Le Caire : mille et une villes
Les Égyptiens l’appellent Oum ed-dounia, la mère du monde ; al-Qahira, la triomphante. La ville « ploie sous le poids » de ses douze millions de fils : la moitié d’entre eux ont moins de vingt ans et partagent une soif diffuse, que les idéaux de l’infitah – libéralisme économique et « ouverture » à l’Occident – n’étanchent pas ; leur adhésion à l’une ou à l’autre des tendances du mouvement islamique est parfois l’issue de l’errance.

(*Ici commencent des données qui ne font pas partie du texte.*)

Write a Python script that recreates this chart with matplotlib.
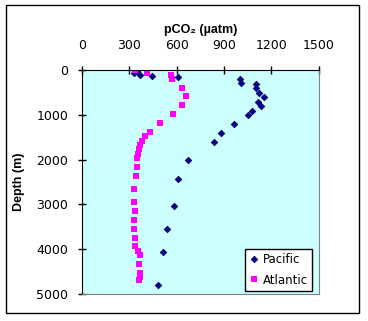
import matplotlib
matplotlib.use("Agg")
import matplotlib.pyplot as plt
from matplotlib.patches import Rectangle

plt.rcParams['font.family'] = ['DejaVu Sans']

# pCO2 (uatm) and depth (m)
pacific_pco2 = [351, 332, 370, 446, 607, 1004, 1008, 1101, 1101, 1124, 1156, 1116,
                1135, 1080, 1054, 966, 883, 839, 674, 609, 586, 541, 516, 484]
pacific_depth = [15, 60, 118, 141, 163, 201, 283, 319, 409, 513, 603, 714,
                 804, 915, 1004, 1213, 1406, 1607, 2016, 2440, 3036, 3549, 4063, 4799]

atlantic_pco2 = [336, 410, 562, 571, 634, 659, 634, 577, 495, 431, 399, 380, 368,
                 361, 355, 349, 349, 342, 330, 330, 336, 330, 330, 336, 336, 355,
                 368, 361, 368, 368, 361]
atlantic_depth = [0, 60, 105, 194, 395, 573, 774, 975, 1176, 1377, 1473, 1577, 1667,
                  1756, 1868, 1964, 2158, 2359, 2656, 2946, 3147, 3348, 3549, 3750, 3929, 4033,
                  4129, 4330, 4531, 4621, 4688]

xticks = [0, 300, 600, 900, 1200, 1500]
yticks = [0, 1000, 2000, 3000, 4000, 5000]

W, H = 368, 321
fig = plt.figure(figsize=(W/100, H/100), dpi=100)
fig.patch.set_facecolor('white')

# outer chart border
fig.patches.append(Rectangle((6/W, (H-313)/H), 353/W, 308/H, transform=fig.transFigure,
                             fill=False, edgecolor='black', linewidth=1))

ax = fig.add_axes([82/W, (H-294)/H, 236.5/W, 224/H])
ax.set_facecolor('#CCFFFF')

ax.plot(pacific_pco2, pacific_depth, linestyle='none', marker='D', ms=3.3,
        color='#000080', mew=0.6, label='Pacific')
ax.plot(atlantic_pco2, atlantic_depth, linestyle='none', marker='s', ms=4.3,
        color='#FF00FF', mew=0, label='Atlantic')

ax.set_xlim(0, 1500)
ax.set_ylim(5000, 0)
ax.xaxis.tick_top()
ax.xaxis.set_label_position('top')
ax.set_xticks(xticks)
ax.set_yticks(yticks)
ax.tick_params(direction='inout', length=6, width=1, labelsize=9, color='black')
ax.tick_params(axis='x', pad=10)
ax.tick_params(axis='y', pad=7)

ax.spines['left'].set_color('black')
ax.spines['top'].set_color('black')
ax.spines['right'].set_color('#808080')
ax.spines['bottom'].set_color('#808080')

ax.set_title('pCO₂ (µatm)', fontsize=9, fontweight='bold', pad=27,
             family=['Liberation Sans', 'DejaVu Sans'])
ax.set_ylabel('Depth (m)', fontsize=9, fontweight='bold', labelpad=8,
              family=['Liberation Sans', 'DejaVu Sans'])

leg = ax.legend(loc='lower right', bbox_to_anchor=(312.3/W, (H-291.3)/H),
                bbox_transform=fig.transFigure, borderaxespad=0, fontsize=8.5,
                fancybox=False, framealpha=1, edgecolor='black',
                handlelength=0.6, handletextpad=0.45, borderpad=0.4, labelspacing=0.6)
leg.get_frame().set_linewidth(1)

fig.savefig('out.png', dpi=100)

Jadis cœur battant du monde arabisant, Le Caire s’est peu à peu fermé à ce rôle. Les institutions charnelles et historiques qui donnaient consistance à ce mythe se sont étiolées. Premier de ces lieux, massif et apparemment incontournable : al-Azhar. Mais les étudiants étrangers qui constituent la plus grande partie des azharistes se recrutent dans les rangs des Africains et des Asiatiques. Les oulémas ont perdu le prestige que leur avait valu leur participation active au mouvement national. L’université, second pilier de l’arabisme, a désormais essentiellement une vocation nationale ; elle a éclaté d’ailleurs en nombreuses sous-universités. Plus généralement, la vie intellectuelle n’y joue plus le rôle de phare au sein du monde arabe. Mais la ville offre toujours un mode de vie urbain qui fait encore défaut aux agglomérations futuristes surgies des sables de la péninsule arabique.